Task brief:
All of the material below is to be restated word for word, apart from the pictures.

----------------------------------------

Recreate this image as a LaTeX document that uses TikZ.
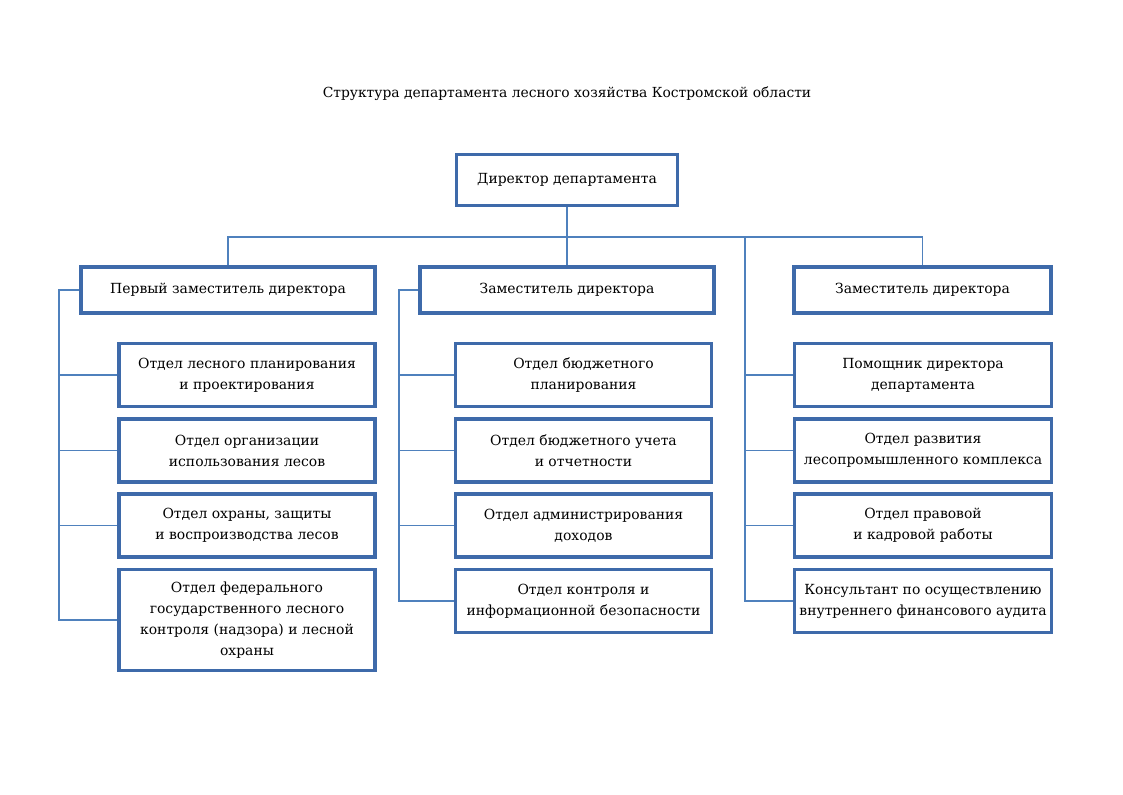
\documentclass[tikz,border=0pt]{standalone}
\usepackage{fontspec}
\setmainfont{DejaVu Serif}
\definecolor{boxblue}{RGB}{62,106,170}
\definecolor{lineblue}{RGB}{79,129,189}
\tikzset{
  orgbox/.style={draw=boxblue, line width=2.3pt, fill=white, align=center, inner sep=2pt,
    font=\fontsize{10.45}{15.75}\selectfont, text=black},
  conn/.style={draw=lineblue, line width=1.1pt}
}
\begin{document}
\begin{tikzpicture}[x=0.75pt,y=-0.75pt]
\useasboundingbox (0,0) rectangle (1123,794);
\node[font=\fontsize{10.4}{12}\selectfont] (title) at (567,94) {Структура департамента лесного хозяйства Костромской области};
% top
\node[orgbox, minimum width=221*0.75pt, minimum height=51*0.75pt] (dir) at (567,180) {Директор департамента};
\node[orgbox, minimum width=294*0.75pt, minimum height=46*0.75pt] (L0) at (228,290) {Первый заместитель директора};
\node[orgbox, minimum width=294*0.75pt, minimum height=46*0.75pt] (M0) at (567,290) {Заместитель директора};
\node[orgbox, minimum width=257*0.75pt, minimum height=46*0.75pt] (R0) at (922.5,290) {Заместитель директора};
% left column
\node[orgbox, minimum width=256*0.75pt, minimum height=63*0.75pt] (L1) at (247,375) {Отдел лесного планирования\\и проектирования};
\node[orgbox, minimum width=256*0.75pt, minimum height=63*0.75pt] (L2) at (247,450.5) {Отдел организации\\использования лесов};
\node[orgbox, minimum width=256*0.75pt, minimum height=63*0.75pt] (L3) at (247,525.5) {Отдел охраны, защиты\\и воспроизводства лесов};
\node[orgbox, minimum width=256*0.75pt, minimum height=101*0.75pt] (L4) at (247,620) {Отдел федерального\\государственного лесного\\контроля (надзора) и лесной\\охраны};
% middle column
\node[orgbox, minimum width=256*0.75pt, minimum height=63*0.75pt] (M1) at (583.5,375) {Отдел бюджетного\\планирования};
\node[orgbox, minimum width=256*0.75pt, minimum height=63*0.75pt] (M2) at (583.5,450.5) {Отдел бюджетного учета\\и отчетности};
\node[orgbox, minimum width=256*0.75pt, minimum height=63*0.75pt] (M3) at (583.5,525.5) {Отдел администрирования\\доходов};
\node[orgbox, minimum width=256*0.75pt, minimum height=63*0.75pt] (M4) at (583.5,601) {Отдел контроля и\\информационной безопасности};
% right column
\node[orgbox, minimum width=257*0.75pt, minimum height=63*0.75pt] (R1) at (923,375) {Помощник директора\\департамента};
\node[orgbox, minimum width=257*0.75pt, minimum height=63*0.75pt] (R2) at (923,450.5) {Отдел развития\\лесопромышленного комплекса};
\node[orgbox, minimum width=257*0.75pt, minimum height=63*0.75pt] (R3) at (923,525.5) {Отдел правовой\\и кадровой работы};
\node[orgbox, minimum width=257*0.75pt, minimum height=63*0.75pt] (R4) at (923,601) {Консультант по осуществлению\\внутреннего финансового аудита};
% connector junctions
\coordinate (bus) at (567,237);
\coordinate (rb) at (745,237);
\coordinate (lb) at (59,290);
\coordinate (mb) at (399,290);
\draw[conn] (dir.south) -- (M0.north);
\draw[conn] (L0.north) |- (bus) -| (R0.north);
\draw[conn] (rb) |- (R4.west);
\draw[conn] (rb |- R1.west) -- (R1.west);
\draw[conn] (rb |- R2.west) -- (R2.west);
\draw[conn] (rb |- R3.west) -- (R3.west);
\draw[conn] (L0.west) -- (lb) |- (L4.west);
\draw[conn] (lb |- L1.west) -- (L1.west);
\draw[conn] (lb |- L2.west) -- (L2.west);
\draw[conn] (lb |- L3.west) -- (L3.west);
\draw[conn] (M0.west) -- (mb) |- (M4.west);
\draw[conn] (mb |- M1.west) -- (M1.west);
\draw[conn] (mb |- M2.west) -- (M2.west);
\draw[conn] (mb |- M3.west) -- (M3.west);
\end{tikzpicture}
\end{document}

----------------------------------------

Reply:
Recreate this image as a LaTeX document that uses TikZ.
\documentclass[tikz,border=0pt]{standalone}
\usepackage{fontspec}
\setmainfont{DejaVu Serif}
\definecolor{boxblue}{RGB}{62,106,170}
\definecolor{lineblue}{RGB}{79,129,189}
\tikzset{
  orgbox/.style={draw=boxblue, line width=2.3pt, fill=white, align=center, inner sep=2pt,
    font=\fontsize{10.45}{15.75}\selectfont, text=black},
  conn/.style={draw=lineblue, line width=1.1pt}
}
\begin{document}
\begin{tikzpicture}[x=0.75pt,y=-0.75pt]
\useasboundingbox (0,0) rectangle (1123,794);
\node[font=\fontsize{10.4}{12}\selectfont] (title) at (567,94) {Структура департамента лесного хозяйства Костромской области};
% top
\node[orgbox, minimum width=221*0.75pt, minimum height=51*0.75pt] (dir) at (567,180) {Директор департамента};
\node[orgbox, minimum width=294*0.75pt, minimum height=46*0.75pt] (L0) at (228,290) {Первый заместитель директора};
\node[orgbox, minimum width=294*0.75pt, minimum height=46*0.75pt] (M0) at (567,290) {Заместитель директора};
\node[orgbox, minimum width=257*0.75pt, minimum height=46*0.75pt] (R0) at (922.5,290) {Заместитель директора};
% left column
\node[orgbox, minimum width=256*0.75pt, minimum height=63*0.75pt] (L1) at (247,375) {Отдел лесного планирования\\и проектирования};
\node[orgbox, minimum width=256*0.75pt, minimum height=63*0.75pt] (L2) at (247,450.5) {Отдел организации\\использования лесов};
\node[orgbox, minimum width=256*0.75pt, minimum height=63*0.75pt] (L3) at (247,525.5) {Отдел охраны, защиты\\и воспроизводства лесов};
\node[orgbox, minimum width=256*0.75pt, minimum height=101*0.75pt] (L4) at (247,620) {Отдел федерального\\государственного лесного\\контроля (надзора) и лесной\\охраны};
% middle column
\node[orgbox, minimum width=256*0.75pt, minimum height=63*0.75pt] (M1) at (583.5,375) {Отдел бюджетного\\планирования};
\node[orgbox, minimum width=256*0.75pt, minimum height=63*0.75pt] (M2) at (583.5,450.5) {Отдел бюджетного учета\\и отчетности};
\node[orgbox, minimum width=256*0.75pt, minimum height=63*0.75pt] (M3) at (583.5,525.5) {Отдел администрирования\\доходов};
\node[orgbox, minimum width=256*0.75pt, minimum height=63*0.75pt] (M4) at (583.5,601) {Отдел контроля и\\информационной безопасности};
% right column
\node[orgbox, minimum width=257*0.75pt, minimum height=63*0.75pt] (R1) at (923,375) {Помощник директора\\департамента};
\node[orgbox, minimum width=257*0.75pt, minimum height=63*0.75pt] (R2) at (923,450.5) {Отдел развития\\лесопромышленного комплекса};
\node[orgbox, minimum width=257*0.75pt, minimum height=63*0.75pt] (R3) at (923,525.5) {Отдел правовой\\и кадровой работы};
\node[orgbox, minimum width=257*0.75pt, minimum height=63*0.75pt] (R4) at (923,601) {Консультант по осуществлению\\внутреннего финансового аудита};
% connector junctions
\coordinate (bus) at (567,237);
\coordinate (rb) at (745,237);
\coordinate (lb) at (59,290);
\coordinate (mb) at (399,290);
\draw[conn] (dir.south) -- (M0.north);
\draw[conn] (L0.north) |- (bus) -| (R0.north);
\draw[conn] (rb) |- (R4.west);
\draw[conn] (rb |- R1.west) -- (R1.west);
\draw[conn] (rb |- R2.west) -- (R2.west);
\draw[conn] (rb |- R3.west) -- (R3.west);
\draw[conn] (L0.west) -- (lb) |- (L4.west);
\draw[conn] (lb |- L1.west) -- (L1.west);
\draw[conn] (lb |- L2.west) -- (L2.west);
\draw[conn] (lb |- L3.west) -- (L3.west);
\draw[conn] (M0.west) -- (mb) |- (M4.west);
\draw[conn] (mb |- M1.west) -- (M1.west);
\draw[conn] (mb |- M2.west) -- (M2.west);
\draw[conn] (mb |- M3.west) -- (M3.west);
\end{tikzpicture}
\end{document}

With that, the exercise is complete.